La squadra di Report guidata da Milena Gabanelli ha l’indubbio merito di approfondire temi importanti e spesso trascurati, tra l’altro scatenando l’entusiasmo del mio co-autore. Un lavoro prezioso e che stimo, utile a creare un dibattito pubblico di qualità indubbia: soprattutto se l’alternativa degli altri canali Rai è Bruno Vespa.
Ma c’è un ma. La squadra di Report spesso lavora a tema, a volte in modo feroce. Tagliando le interviste, spezzando le argomentazioni fino a renderle irroconoscibili. E dando le informazioni in una direzione sola, creando una realtà preconfezionata.
Il servizio dedicato all’OLT andato in onda lunedì putroppo non fa eccezione. Del rigassificatore mi sono già occupato e senza dubbio la questione del fattore di garanzia è complessa e controversa. Report purtroppo affronta la questione con furore manicheo.
Per esempio, si cita con sottile allusione complottistica il fatto che Eni sapesse già a inizio anni 2000 che ci sarebbe stata una “bolla del gas”. Peccato che la teoria della bolla del gas fosse una delle armi negoziali di Eni, che in cambio dell’eleminazione delle clausole di destinazione sulle importazioni di gas russo (2003) ottenne uno stop di fatto alla costruzione in Italia dei rigassificatori, che avrebbero introdotto troppa concorrenza. E in ogni caso nelle previsioni di Eni la bolla (poi smentita) sarebbe arrivata dopo la realizzazione di molte infrastrutture che in realtà sono rimaste sulla carta.

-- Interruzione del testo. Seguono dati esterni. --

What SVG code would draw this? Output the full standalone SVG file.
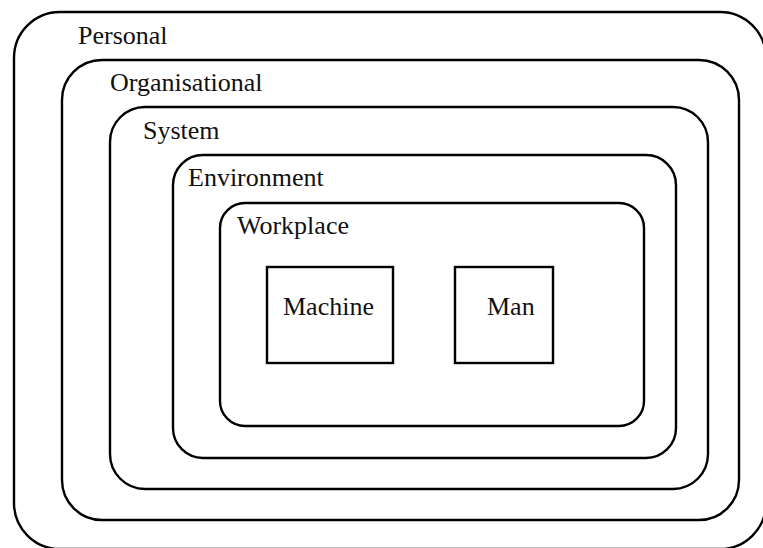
<svg xmlns="http://www.w3.org/2000/svg" width="763" height="548" viewBox="0 0 763 548">
<style>
.frame{fill:none;stroke:#000;stroke-width:2.4}
.lbl{font-family:"Liberation Serif","Times New Roman",serif;font-size:26px;fill:#111}
</style>
<rect width="763" height="548" fill="#fff"/>
<g id="personal">
<rect class="frame" x="14" y="12" width="752" height="537" rx="46" ry="46"/>
<text class="lbl" x="78" y="44">Personal</text>
</g>
<g id="organisational">
<rect class="frame" x="62" y="60" width="677" height="460" rx="40" ry="40"/>
<text class="lbl" x="110" y="91">Organisational</text>
</g>
<g id="system">
<rect class="frame" x="110" y="107" width="598" height="382" rx="35" ry="35"/>
<text class="lbl" x="143" y="139">System</text>
</g>
<g id="environment">
<rect class="frame" x="173" y="155" width="503" height="303" rx="30" ry="30"/>
<text class="lbl" x="188" y="186">Environment</text>
</g>
<g id="workplace">
<rect class="frame" x="220" y="203" width="424" height="223" rx="25" ry="25"/>
<text class="lbl" x="237" y="234">Workplace</text>
</g>
<g id="machine">
<rect class="frame" x="267" y="267" width="126" height="96"/>
<text class="lbl" x="283" y="315">Machine</text>
</g>
<g id="man">
<rect class="frame" x="455" y="267" width="98" height="96"/>
<text class="lbl" x="487" y="315">Man</text>
</g>
<g id="connectors"/>
</svg>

Quanto alla crisi dei consumi (-17% tra il 2008 e il 2013), vero che la crisi economica ha avuto un peso. Ma è altrettanto vero che a pesare sui consumi di gas è stata la concorrenza delle rinnovabili sussidiate, che hanno eroso quote di mercato alle centrali a gas.
Tra il 2011 e il 2013, a calare sono stati solo i consumi per il termoelettrico: -25%. Pari a 7 Gmc/a, ossia quasi quasi il doppio di un OLT (3,75 Gmc). Visto che nel frattempo la domanda elettrica è diminuità “solo” del 5%, l’effetto della concorrenza delle rinnovabili è evidente.
E i sussidi alle rinnovabili sono stati decisi a livello politico: difficile non tenerne conto. Inoltre, come nel caso del capacity payment, se non si vuole un monopolista ma si vuole un mercato, in ogni caso serve che qualcuno produca alcuni “beni pubblici” (capacità di importazione, capacità di generazione). La regolazione non può non intervenire e ripartire oneri e costi: viceversa sarebbe il caos, o un ritorno allo monopolio statale.
Che il management di OLT abbia sbagliato la “scommessa d’impresa” è fuori discussione e parte dei costi è naturale che ricadano sugli azionisti. Ma visto che il contesto è cambiato (anche) per l’intervento pubblico e che in ogni caso l’infrastruttura indubbiamente aumenta la sicurezza del sistema gas italiano, la questione andrebbe forse affrontata con un po’ più di equilibrio e pragmatismo.